The Mystery of the Missing Satellites
Physicists are using computer code to better understand galaxy formation
A lot has changed since the days when physicists made their calculations by hand on giant chalkboards. As a joint postdoctoral fellow at Caltech and Carnegie Observatories in Pasadena, California, physicist Andrew Wetzel ’05 recently helped solve a decades-old mystery of astrophysics using computer simulations written mostly on his laptop.
“We’re going to a different level of theoretical modeling to try to understand the very complex processes that govern how galaxies form,” Wetzel says. “We’re now taking a different approach of using large-scale computer simulations to model those processes.”
The “missing satellites” problem developed when scientists were unable to reconcile their predictions of dwarf galaxies with the ones they could actually observe by looking around the Milky Way. “Previous models predicted there should be thousands of dwarf galaxies,” says Wetzel. “In reality, we currently only observe around 40.” That meant that either there was a problem with the modelling or there was something else going on related to dark matter that the researchers would have to figure out.

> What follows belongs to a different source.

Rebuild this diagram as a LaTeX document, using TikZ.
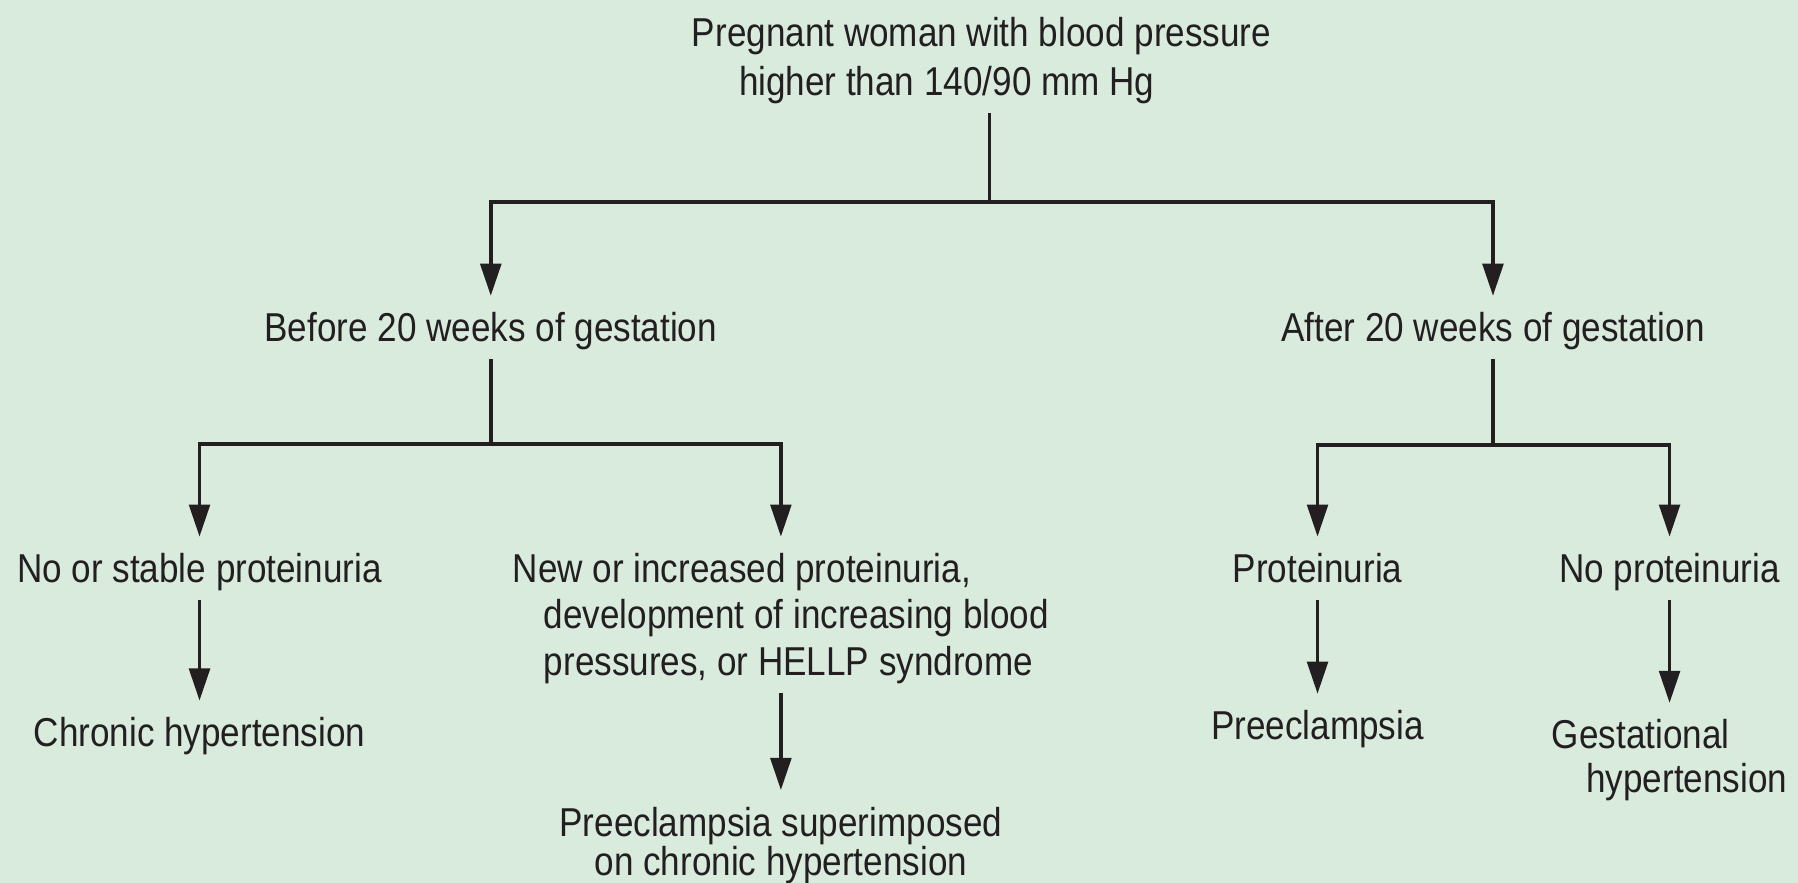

“We ran the highest-resolution, most detailed numerical simulation of a galaxy like our own Milky Way,” says Wetzel. “Most excitingly, this simulation forms a population of low-mass dwarf galaxies that agrees with the satellite dwarf galaxies that are observed around the Milky Way. Our simulation is the clearest theoretical demonstration to date that we can understand the formation of these dwarf galaxies, and make predictions that agree well with a wide variety of observations, by properly modeling the physics of star formation and stellar feedback in such simulations.”
Using the basic laws of physics—what’s already known about gravity, matter, particle interaction and so on—Wetzel and his collaborators built a program that starts with the conditions of the universe just after the Big Bang and evolves it forward using these physics across 14 billion years. Once the code is written, the simulations are run on national supercomputers (supported by NASA and the NSF) in places like Texas or Silicon Valley. The supercomputers comprise thousands of individual computers connected to each other and running in unison to power the simulations. Even with that much computational power, the simulations can take anywhere from a month to a year to complete.
Wetzel and his colleagues knew that something must have been overlooked in previous calculations, resulting in the prediction of too many dwarf galaxies. “We suspected that the effects of stellar evolution, especially explosive supernova events, might be important in regulating the number of luminous satellite dwarf galaxies,” he says. Supernovae, the explosion of dying stars within the dwarf galaxies, hadn’t been taken into account in earlier calculations. The new simulations show that when stars within the dwarf galaxies exploded, they gave off so much energy that the galaxies self-destructed. “Many that fell into and orbited the Milky Way orbit were torn apart,” Wetzel explains. “We worked on better theoretical models for these processes, including pushing our simulations to even higher resolution so we could resolve the relevant physical scales accordingly. When we then ran the simulations with these updated models, the number of dwarf galaxies that emerged was consistent with what observers measure around the Milky Way.”
With a few months left before he leaves Pasadena to take on a new position as professor of physics at University of California, Davis, Wetzel continues to work on even more sophisticated and more detailed simulations, modeling the “stellar halo,” the diffuse cloud of stars visible around the Milky Way, to look at dwarf galaxies “so faint that we do not yet have a complete observational census of how many exist around the Milky Way” he says. “With this next simulation, we can start to predict how many there should be for observers to find.”
Seeing Stars
Wetzel’s simulated Milky Way galaxy images look strikingly realistic compared to satellite photographs of the real thing. Loading one of his models on his laptop, Wetzel explains, “This simulation begins pretty soon after the birth of the universe, almost 14 billion years ago.” Unfolding on the screen is a mesmerizing cosmic dance: Against the dark background of space, pockets of matter are seen growing in size, merging with each other and pulling apart. At first the images splash together like drops of water colliding in midair. Slowly, the Milky Way galaxy begins to take shape, spinning clockwise and growing in size as more matter collides into it. The galaxy continues to spin and change—clusters of young stars glow an opalescent blue, clouds of dust appear rusty red—until the simulation arrives at the present day.